_GIVEN TASK_
Repeat the listing word for word. No pictures belong in the copy.
──────
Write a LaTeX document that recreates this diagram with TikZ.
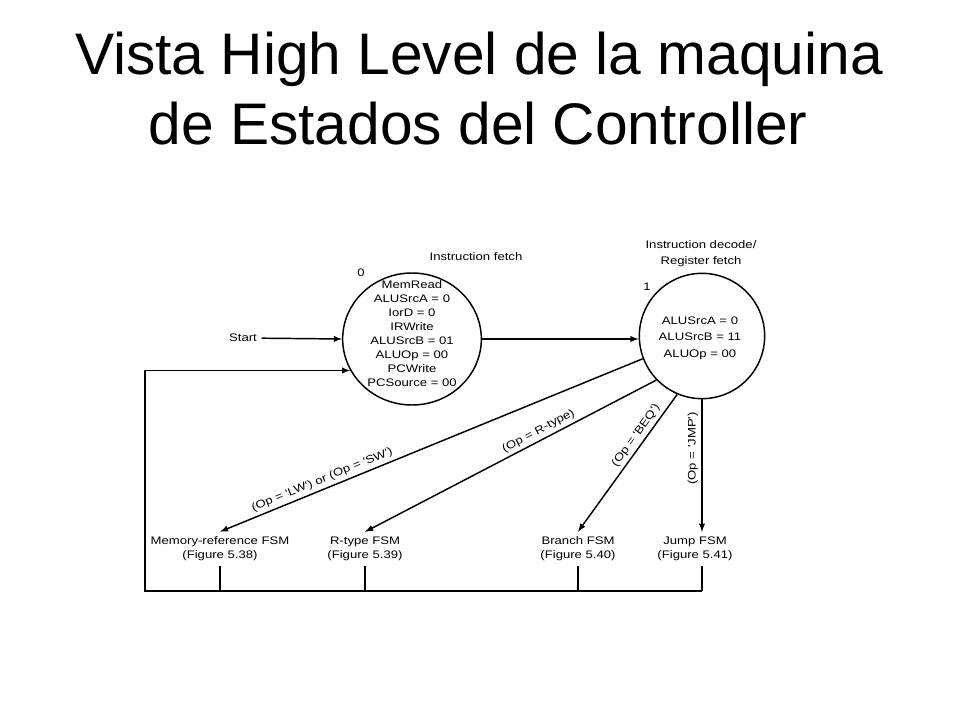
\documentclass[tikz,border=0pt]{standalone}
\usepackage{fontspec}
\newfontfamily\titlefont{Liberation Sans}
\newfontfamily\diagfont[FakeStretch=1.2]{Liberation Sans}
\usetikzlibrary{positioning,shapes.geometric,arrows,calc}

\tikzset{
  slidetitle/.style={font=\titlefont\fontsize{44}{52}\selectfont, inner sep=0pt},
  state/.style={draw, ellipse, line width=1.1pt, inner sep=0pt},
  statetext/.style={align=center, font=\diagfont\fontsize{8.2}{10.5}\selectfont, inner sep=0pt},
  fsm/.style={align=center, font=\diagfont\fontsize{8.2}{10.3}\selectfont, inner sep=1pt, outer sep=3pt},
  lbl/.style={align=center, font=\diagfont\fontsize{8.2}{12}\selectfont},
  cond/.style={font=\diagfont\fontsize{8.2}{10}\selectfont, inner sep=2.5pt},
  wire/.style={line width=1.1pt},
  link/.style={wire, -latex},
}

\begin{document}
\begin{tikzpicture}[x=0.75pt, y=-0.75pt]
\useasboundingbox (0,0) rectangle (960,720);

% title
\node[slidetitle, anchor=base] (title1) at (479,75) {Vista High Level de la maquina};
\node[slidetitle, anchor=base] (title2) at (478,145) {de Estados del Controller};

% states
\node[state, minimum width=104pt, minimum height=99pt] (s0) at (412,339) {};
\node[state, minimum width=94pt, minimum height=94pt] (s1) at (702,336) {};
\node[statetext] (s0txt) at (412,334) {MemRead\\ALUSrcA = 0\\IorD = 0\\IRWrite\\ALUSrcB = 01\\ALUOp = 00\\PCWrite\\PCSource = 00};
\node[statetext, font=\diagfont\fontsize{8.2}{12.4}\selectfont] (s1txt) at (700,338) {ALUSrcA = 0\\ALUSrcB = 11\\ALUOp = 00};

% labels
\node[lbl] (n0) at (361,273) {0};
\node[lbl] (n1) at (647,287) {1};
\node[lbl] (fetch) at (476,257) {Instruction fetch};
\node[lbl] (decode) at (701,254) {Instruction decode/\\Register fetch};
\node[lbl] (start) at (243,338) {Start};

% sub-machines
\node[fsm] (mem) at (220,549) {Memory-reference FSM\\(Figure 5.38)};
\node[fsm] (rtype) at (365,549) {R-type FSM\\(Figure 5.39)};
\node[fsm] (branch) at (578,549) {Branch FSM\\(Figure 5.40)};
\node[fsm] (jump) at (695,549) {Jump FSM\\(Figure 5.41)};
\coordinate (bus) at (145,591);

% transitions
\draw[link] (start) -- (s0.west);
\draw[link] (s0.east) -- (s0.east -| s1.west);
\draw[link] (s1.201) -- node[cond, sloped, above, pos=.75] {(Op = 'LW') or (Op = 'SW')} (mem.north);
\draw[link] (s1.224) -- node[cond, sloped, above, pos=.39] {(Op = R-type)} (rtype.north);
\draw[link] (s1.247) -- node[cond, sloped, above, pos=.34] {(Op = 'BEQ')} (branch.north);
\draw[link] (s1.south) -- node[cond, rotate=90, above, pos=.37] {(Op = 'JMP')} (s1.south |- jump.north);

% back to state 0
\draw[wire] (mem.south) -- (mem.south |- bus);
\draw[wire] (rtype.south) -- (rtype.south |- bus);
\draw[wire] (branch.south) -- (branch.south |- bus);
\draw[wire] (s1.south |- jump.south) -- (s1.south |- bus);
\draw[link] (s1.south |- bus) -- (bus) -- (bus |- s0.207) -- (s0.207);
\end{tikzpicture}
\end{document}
──────
_EXERCISE ANSWER_
Write a LaTeX document that recreates this diagram with TikZ.
\documentclass[tikz,border=0pt]{standalone}
\usepackage{fontspec}
\newfontfamily\titlefont{Liberation Sans}
\newfontfamily\diagfont[FakeStretch=1.2]{Liberation Sans}
\usetikzlibrary{positioning,shapes.geometric,arrows,calc}

\tikzset{
  slidetitle/.style={font=\titlefont\fontsize{44}{52}\selectfont, inner sep=0pt},
  state/.style={draw, ellipse, line width=1.1pt, inner sep=0pt},
  statetext/.style={align=center, font=\diagfont\fontsize{8.2}{10.5}\selectfont, inner sep=0pt},
  fsm/.style={align=center, font=\diagfont\fontsize{8.2}{10.3}\selectfont, inner sep=1pt, outer sep=3pt},
  lbl/.style={align=center, font=\diagfont\fontsize{8.2}{12}\selectfont},
  cond/.style={font=\diagfont\fontsize{8.2}{10}\selectfont, inner sep=2.5pt},
  wire/.style={line width=1.1pt},
  link/.style={wire, -latex},
}

\begin{document}
\begin{tikzpicture}[x=0.75pt, y=-0.75pt]
\useasboundingbox (0,0) rectangle (960,720);

% title
\node[slidetitle, anchor=base] (title1) at (479,75) {Vista High Level de la maquina};
\node[slidetitle, anchor=base] (title2) at (478,145) {de Estados del Controller};

% states
\node[state, minimum width=104pt, minimum height=99pt] (s0) at (412,339) {};
\node[state, minimum width=94pt, minimum height=94pt] (s1) at (702,336) {};
\node[statetext] (s0txt) at (412,334) {MemRead\\ALUSrcA = 0\\IorD = 0\\IRWrite\\ALUSrcB = 01\\ALUOp = 00\\PCWrite\\PCSource = 00};
\node[statetext, font=\diagfont\fontsize{8.2}{12.4}\selectfont] (s1txt) at (700,338) {ALUSrcA = 0\\ALUSrcB = 11\\ALUOp = 00};

% labels
\node[lbl] (n0) at (361,273) {0};
\node[lbl] (n1) at (647,287) {1};
\node[lbl] (fetch) at (476,257) {Instruction fetch};
\node[lbl] (decode) at (701,254) {Instruction decode/\\Register fetch};
\node[lbl] (start) at (243,338) {Start};

% sub-machines
\node[fsm] (mem) at (220,549) {Memory-reference FSM\\(Figure 5.38)};
\node[fsm] (rtype) at (365,549) {R-type FSM\\(Figure 5.39)};
\node[fsm] (branch) at (578,549) {Branch FSM\\(Figure 5.40)};
\node[fsm] (jump) at (695,549) {Jump FSM\\(Figure 5.41)};
\coordinate (bus) at (145,591);

% transitions
\draw[link] (start) -- (s0.west);
\draw[link] (s0.east) -- (s0.east -| s1.west);
\draw[link] (s1.201) -- node[cond, sloped, above, pos=.75] {(Op = 'LW') or (Op = 'SW')} (mem.north);
\draw[link] (s1.224) -- node[cond, sloped, above, pos=.39] {(Op = R-type)} (rtype.north);
\draw[link] (s1.247) -- node[cond, sloped, above, pos=.34] {(Op = 'BEQ')} (branch.north);
\draw[link] (s1.south) -- node[cond, rotate=90, above, pos=.37] {(Op = 'JMP')} (s1.south |- jump.north);

% back to state 0
\draw[wire] (mem.south) -- (mem.south |- bus);
\draw[wire] (rtype.south) -- (rtype.south |- bus);
\draw[wire] (branch.south) -- (branch.south |- bus);
\draw[wire] (s1.south |- jump.south) -- (s1.south |- bus);
\draw[link] (s1.south |- bus) -- (bus) -- (bus |- s0.207) -- (s0.207);
\end{tikzpicture}
\end{document}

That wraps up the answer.